4.    Der Arbeitsanfall durch Beihilfeanträge in der Stadtverwaltung Marburg ist zeitlich derartig begrenzt, dass er durchaus durch eine Arbeitskraft bewältigt werden konnte. Die Überprüfung der Arbeitsleistung des heute beschuldigten Beamten war zu keinem Zeitpunkt Gegen-stand einer anderen Stellenbeschreibung. Sicherlich hätte aber die Möglichkeit der Einsicht-nahme einer zweiten Person in Beihilfeakten die dem Beamten vorgeworfenen Veruntreu-ungshandlungen erschwert. Dies setzt aber die Annahme einer möglichen ungesetzlichen Handlung durch den Vorgesetzten voraus. Anderenfalls macht die Vorhaltung einer solchen Stelle keinen Sinn. Aufgrund der in den Punkten 1 – 3 aufgeführten unterlassenen Handlungen durch die Vorgesetzten ist davon auszugehen, dass im Jahr 1996 (Wegfall der zweiten Stellenbeschreibung) keiner der Beteiligten von einer solchen Handlung ausgegangen ist. Im Übrigen ist der erste Veruntreuungsfall für das Jahr 1999 dokumentiert.

5.    Der Wegfall der zweiten Zugangsberechtigung im System Bebis hätte dem Rechnungsprüfungsamt mitgeteilt werden müssen, da die Genehmigung dieses Programmes einen solchen zweiten Zugang beinhaltete. Die Zuständigkeit für eine solche Mitteilung ist noch zu klären (entweder Automation oder Beihilfe).
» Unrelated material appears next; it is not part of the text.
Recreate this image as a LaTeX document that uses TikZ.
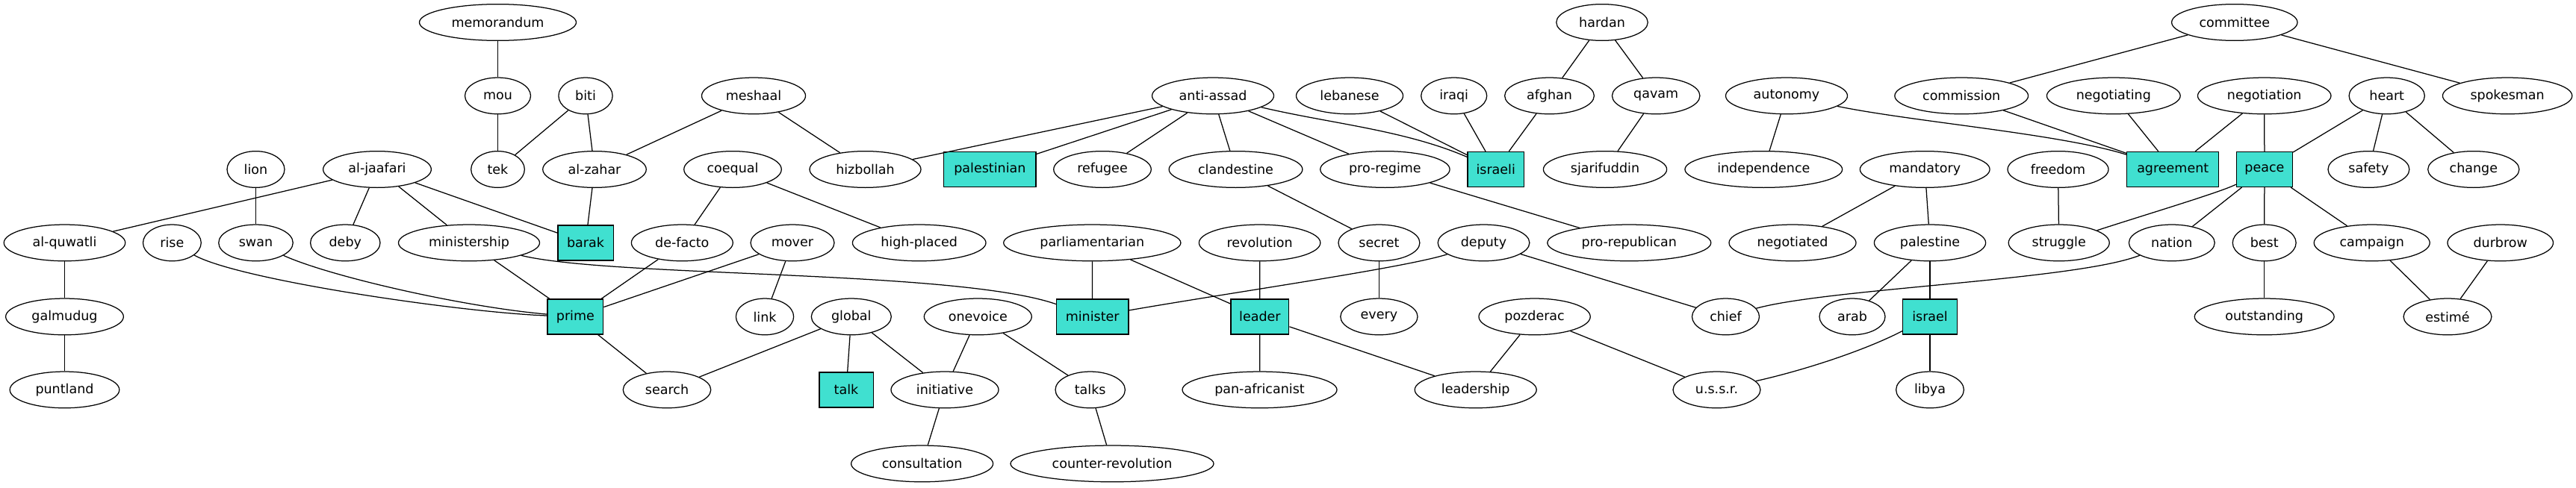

6.    Das Rechnungsprüfungsamt hätte die Beihilfestelle, wenn auch nur stichprobenartig, über-prüfen müssen. Die erfolgten Rückfragen in den Jahren 2001, 2002 und 2004 können eine Überprüfung in Papierform nicht ersetzen. Gerade da die für Frühjahr 2011 angesetzte Prüfung zu einer versuchten Auslagerung der Beihilfe (durch den Beschuldigten) führte, steht fest das auch eine mögliche Prüfung in Papierform den Druck auf den Beschuldigten erhöht hätte, die Veruntreuungen von vornherein zu unterlassen oder aber frühzeitig einer Auslagerung zuzustimmen. Insofern wäre vielleicht die Veruntreuung nicht aufgefallen wenn bereits im Jahr 1998 die Beihilfe ausgelagert worden wäre, aber der finanzielle Schaden der Stadt wäre um mindestens 1,6 Millionen € geringer.

7.    Die unterlassene Prüfung durch das Rechnungsprüfungsamt seit dem Jahr 1979 ist daher nicht hinnehmbar.

8.    Die festgestellten verwaltungsinternen Zuordnungen, Abläufe und Verstöße fallen in die Amtszeiten der Oberbürgermeister Drechsler, Möller und Vaupel.

Mögliche Schlussfolgerungen sollten erst getroffen werden, wenn in der kommenden Legislaturpe-riode ein neu einzurichtender Aktenausschuss die bisherige Arbeit fortgesetzt und abgeschlossen hat. Darüber hinaus muss auch der endgültige Bericht des Rechnungsprüfungsamtes und der Abschluss der Ermittlungen der Staatsanwaltschaft abgewartet werden, ehe die Stadtverordnetenversammlung abschließend über Konsequenzen beschließt.